Angetönt wird in der Textstelle auch die Falschheit Mackies. Wird er zuerst als ehrenwerter Mitbürger geschildert, so ist gleich darauf von seinen Weibereien die Rede. Mackie versteht es, sich zu verstellen und mit freundlichen Worten bei den Leuten anzukommen. Schwört er Polly beim Abschied die Treue, ist es möglich, dass er direkt ins Bordell geht. Trotzdem wird er von vielen Frauen geliebt, und jede hat das Gefühl, die einzige zu sein, auch wenn sie genau weiss, dass es noch andere gibt. Als Räuber tritt er stets vornehm in Erscheinung und legt Wert auf eine gepflegte Umgebung, was man eigentlich nicht erwarten würde. Dieser bürgerliche Ausdruck dient wohl dazu, ihn als Räuber auch in die Gesellschaft zu integrieren. Brecht will damit zeigen, dass die Gesellschaft, in der er lebt, weder lupenrein noch fehlerfrei ist, und jeden Bürger einschliesst.
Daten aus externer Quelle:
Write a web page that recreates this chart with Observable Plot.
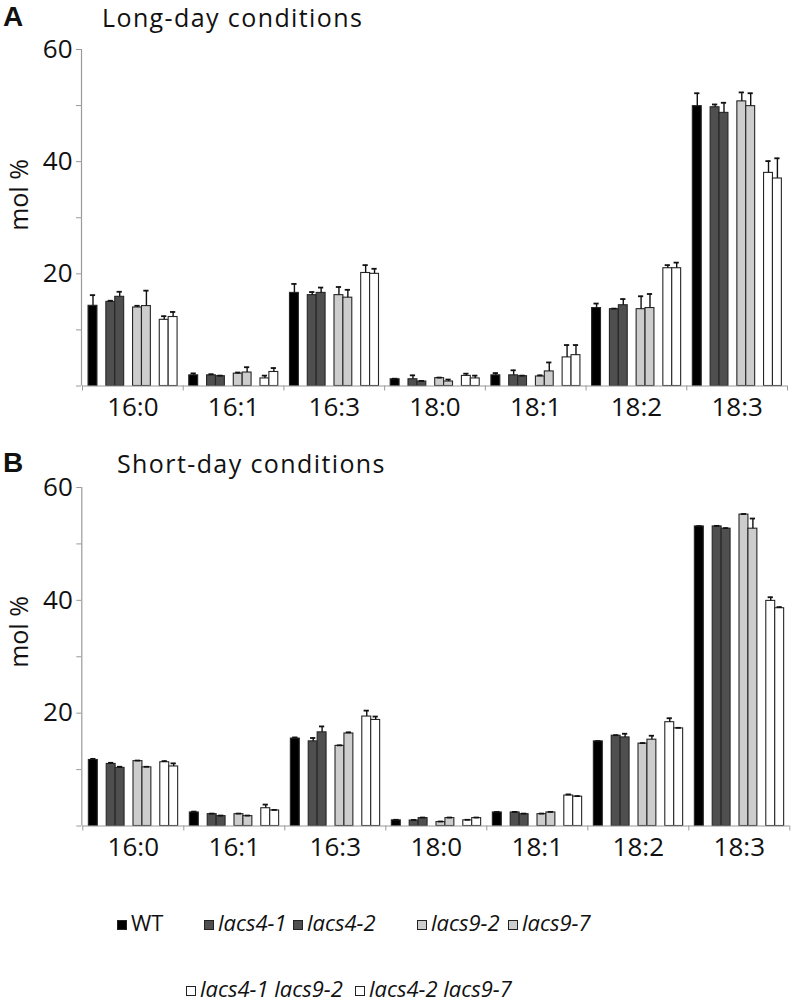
<!DOCTYPE html>
<html>
<head>
<meta charset="utf-8">
<script src="https://cdn.jsdelivr.net/npm/d3@7"></script>
<script src="https://cdn.jsdelivr.net/npm/@observablehq/plot@0.6"></script>
<style>
  body { margin: 0; background: #fff; font-family: "Open Sans", sans-serif; }
  #wrap { position: relative; width: 793px; height: 1005px; overflow: hidden; background: #fff; }
  .svgbox { position: absolute; left: 0; }
  .letter { position: absolute; font-family: "Liberation Sans", Arial, sans-serif; font-weight: bold; font-size: 28px; line-height: 1; color: #111; }
  .title { position: absolute; font-family: "Open Sans", sans-serif; font-size: 25px; letter-spacing: 1.4px; line-height: 1; color: #111; white-space: nowrap; }
  .ylab { position: absolute; font-family: "Open Sans", sans-serif; font-size: 25px; line-height: normal; color: #111; white-space: nowrap; transform: translate(-50%, -50%) rotate(-90deg); }
  .sw { position: absolute; width: 8px; height: 8px; border: 1px solid #222; }
  .lt { position: absolute; font-family: "Open Sans", sans-serif; font-size: 22px; line-height: 1; color: #111; white-space: nowrap; }
</style>
</head>
<body>
<div id="wrap"></div>
<script>
// ---------- data ----------
const fattyAcids = ["16:0", "16:1", "16:3", "18:0", "18:1", "18:2", "18:3"];
const genotypes = ["WT", "lacs4-1", "lacs4-2", "lacs9-2", "lacs9-7", "lacs4-1 lacs9-2", "lacs4-2 lacs9-7"];
// series order as in the original spreadsheet (empty strings are blank spacer series)
const seriesSlots = ["WT", "", "lacs4-1", "lacs4-2", "", "lacs9-2", "lacs9-7", "", "lacs4-1 lacs9-2", "lacs4-2 lacs9-7"];
const yTicks = [0, 10, 20, 30, 40, 50, 60];
const yTickLabels = ["", "", "20", "", "40", "", "60"];

// Long-day conditions (mol %), mean and upper error
const ldWT  = [14.3, 1.9, 16.6, 1.2, 1.9, 13.9, 49.9];
const ldWTe = [1.9, 0.35, 1.6, 0.1, 0.4, 0.8, 2.3];
const ld41  = [15.0, 1.9, 16.2, 1.2, 1.9, 13.7, 49.7];
const ld41e = [0.2, 0.2, 0.55, 0.7, 0.9, 0.1, 0.5];
const ld42  = [15.9, 1.75, 16.6, 0.8, 1.75, 14.4, 48.7];
const ld42e = [0.9, 0.1, 0.95, 0.1, 0.1, 1.1, 1.8];
const ld92  = [14.0, 2.2, 16.2, 1.4, 1.7, 13.7, 50.75];
const ld92e = [0.3, 0.2, 1.45, 0.1, 0.2, 2.3, 1.6];
const ld97  = [14.25, 2.4, 15.75, 0.8, 2.6, 13.9, 49.9];
const ld97e = [2.75, 0.95, 1.4, 0.35, 1.6, 2.5, 2.3];
const ldD1  = [11.8, 1.35, 20.15, 1.8, 5.1, 21.0, 38.0];
const ldD1e = [0.65, 0.5, 1.4, 0.4, 2.2, 0.55, 2.1];
const ldD2  = [12.3, 2.5, 20.0, 1.35, 5.5, 21.0, 37.0];
const ldD2e = [0.9, 0.7, 0.9, 0.5, 1.8, 1.0, 3.6];

// Short-day conditions (mol %)
const sdWT  = [11.7, 2.4, 15.5, 1.0, 2.4, 15.0, 53.1];
const sdWTe = [0.2, 0.15, 0.2, 0.1, 0.1, 0.05, 0.05];
const sd41  = [11.0, 2.1, 15.0, 0.97, 2.4, 16.0, 53.1];
const sd41e = [0.2, 0.1, 0.6, 0.1, 0.1, 0.1, 0.1];
const sd42  = [10.3, 1.75, 16.6, 1.4, 2.1, 15.7, 52.7];
const sd42e = [0.2, 0.1, 1.05, 0.1, 0.1, 0.65, 0.1];
const sd92  = [11.5, 2.1, 14.2, 0.7, 2.1, 14.6, 55.2];
const sd92e = [0.1, 0.1, 0.1, 0.1, 0.1, 0.1, 0.1];
const sd97  = [10.4, 1.75, 16.4, 1.4, 2.4, 15.3, 52.7];
const sd97e = [0.1, 0.1, 0.2, 0.1, 0.1, 0.7, 1.8];
const sdD1  = [11.3, 3.15, 19.4, 1.0, 5.4, 18.4, 39.9];
const sdD1e = [0.2, 0.65, 1.05, 0.1, 0.2, 0.7, 0.65];
const sdD2  = [10.55, 2.75, 18.8, 1.4, 5.2, 17.3, 38.6];
const sdD2e = [0.55, 0.1, 0.6, 0.1, 0.1, 0.1, 0.2];

// ---------- styling ----------
const fillOf = {
  "WT": "#000000",
  "lacs4-1": "#4f4f4f", "lacs4-2": "#4f4f4f",
  "lacs9-2": "#cdcdcd", "lacs9-7": "#cdcdcd",
  "lacs4-1 lacs9-2": "#ffffff", "lacs4-2 lacs9-7": "#ffffff"
};
const GROUP_OFFSET = 0.06, SLOT = 0.0884, CAP = 0.026;
const AXIS_GRAY = "#9a9a9a";

function buildRows(means, errs) {
  const rows = [];
  genotypes.forEach((g, gi) => {
    const slot = seriesSlots.indexOf(g);
    fattyAcids.forEach((fa, i) => {
      const x1 = i + GROUP_OFFSET + slot * SLOT;
      rows.push({fa, g, x1, x2: x1 + SLOT, cx: x1 + SLOT / 2, mean: means[gi][i], top: means[gi][i] + errs[gi][i]});
    });
  });
  return rows;
}

function makePanel(means, errs, m) {
  const rows = buildRows(means, errs);
  return Plot.plot({
    width: 793,
    height: 440,
    marginTop: m.top,
    marginBottom: m.bottom,
    marginLeft: m.left,
    marginRight: m.right,
    style: {fontFamily: "'Open Sans', sans-serif", background: "transparent", overflow: "visible", color: "#111"},
    x: {domain: [0, fattyAcids.length]},
    y: {domain: [0, 60]},
    color: {type: "identity"},
    marks: [
      Plot.ruleX([0], {y1: 0, y2: 60, stroke: AXIS_GRAY, strokeWidth: 1.2, dx: -1}),
      Plot.rect(rows, {x1: "x1", x2: "x2", y1: 0, y2: "mean", fill: d => fillOf[d.g], stroke: "#262626", strokeWidth: 1.1}),
      Plot.ruleX(rows, {x: "cx", y1: "mean", y2: "top", stroke: "#111", strokeWidth: 1.4}),
      Plot.ruleY(rows, {y: "top", x1: d => d.cx - CAP, x2: d => d.cx + CAP, stroke: "#111", strokeWidth: 1.8}),
      Plot.ruleY([0], {stroke: AXIS_GRAY, strokeWidth: 1.2}),
      Plot.axisY({ticks: yTicks, tickSize: 5, tickPadding: 4, dx: -1, tickFormat: d => yTickLabels[yTicks.indexOf(d)], fontSize: 26, stroke: AXIS_GRAY, fill: "#111", label: null}),
      Plot.axisX({ticks: d3.range(0, fattyAcids.length + 1), tickSize: 5, tickFormat: () => "", stroke: AXIS_GRAY, label: null}),
      Plot.axisX({ticks: fattyAcids.map((_, i) => i + 0.5), tickSize: 0, tickPadding: 12, tickFormat: d => fattyAcids[Math.floor(d)], fontSize: 26, fill: "#111", label: null})
    ]
  });
}

const wrap = document.getElementById("wrap");

function addSvg(svg, top) {
  const box = document.createElement("div");
  box.className = "svgbox";
  box.style.top = top + "px";
  box.appendChild(svg);
  wrap.appendChild(box);
}
function addText(cls, text, left, top) {
  const d = document.createElement("div");
  d.className = cls;
  d.textContent = text;
  d.style.left = left + "px";
  d.style.top = top + "px";
  wrap.appendChild(d);
  return d;
}

const panelA = makePanel(
  [ldWT, ld41, ld42, ld92, ld97, ldD1, ldD2],
  [ldWTe, ld41e, ld42e, ld92e, ld97e, ldD1e, ldD2e],
  {top: 49, bottom: 54.5, left: 82, right: 6}
);
const panelB = makePanel(
  [sdWT, sd41, sd42, sd92, sd97, sdD1, sdD2],
  [sdWTe, sd41e, sd42e, sd92e, sd97e, sdD1e, sdD2e],
  {top: 47, bottom: 54.5, left: 82.3, right: 3.7}
);
addSvg(panelA, 0);
addSvg(panelB, 440);

// panel letters, titles and y-axis labels
addText("letter", "A", 3, 3);
addText("title", "Long-day conditions", 102, 4.6);
addText("ylab", "mol %", 17.5, 195);
addText("letter", "B", 3, 449);
addText("title", "Short-day conditions", 117, 450.8);
addText("ylab", "mol %", 17.5, 632);

// ---------- legend (below the charts) ----------
const legendPlace = [[117, 930], [204, 930], [293, 930], [417, 930], [508, 930], [186, 996], [355, 996]];
genotypes.forEach((g, i) => {
  const [x, base] = legendPlace[i];
  const sw = document.createElement("div");
  sw.className = "sw";
  sw.style.left = x + "px";
  sw.style.top = (base - 10) + "px";
  sw.style.background = fillOf[g];
  wrap.appendChild(sw);
  const t = addText("lt", g, x + 14, base - 19.5);
  if (g !== "WT") t.style.fontStyle = "italic";
});
</script>
</body>
</html>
Interessant ist, dass sich die beiden Rivalen durch die ganze Geschichte bekämpfen und doch nur im Vorspiel und im Schlussfinale aufeinander treffen. Trotzdem kennen sie sich sehr gut und fühlen sich beide dem anderen unterlegen. Dies wird in der Szene deutlich, in der sich Jenny von Peachum zwar bestechen lässt und ihm hilft, ihm aber deutlich sagt, dass er Mackie das Wasser nicht reichen kann (S. 73). Mackie seinerseits unterliegt immer wieder seinen Lüsten, obwohl er genau weiss, dass ihn Peachum im Bordell erwischt. Er gibt seine Niederlage in der "Ballade, in der Macheath jedermann Abbitte leistet" auch offen zu. Am Ende wird aber nicht klar, wer nun als Sieger aus dem Duell hervor geht, da Mackie eigentlich zum Galgen geführt wird, aus unerklärten Gründen aber amnestiert wird.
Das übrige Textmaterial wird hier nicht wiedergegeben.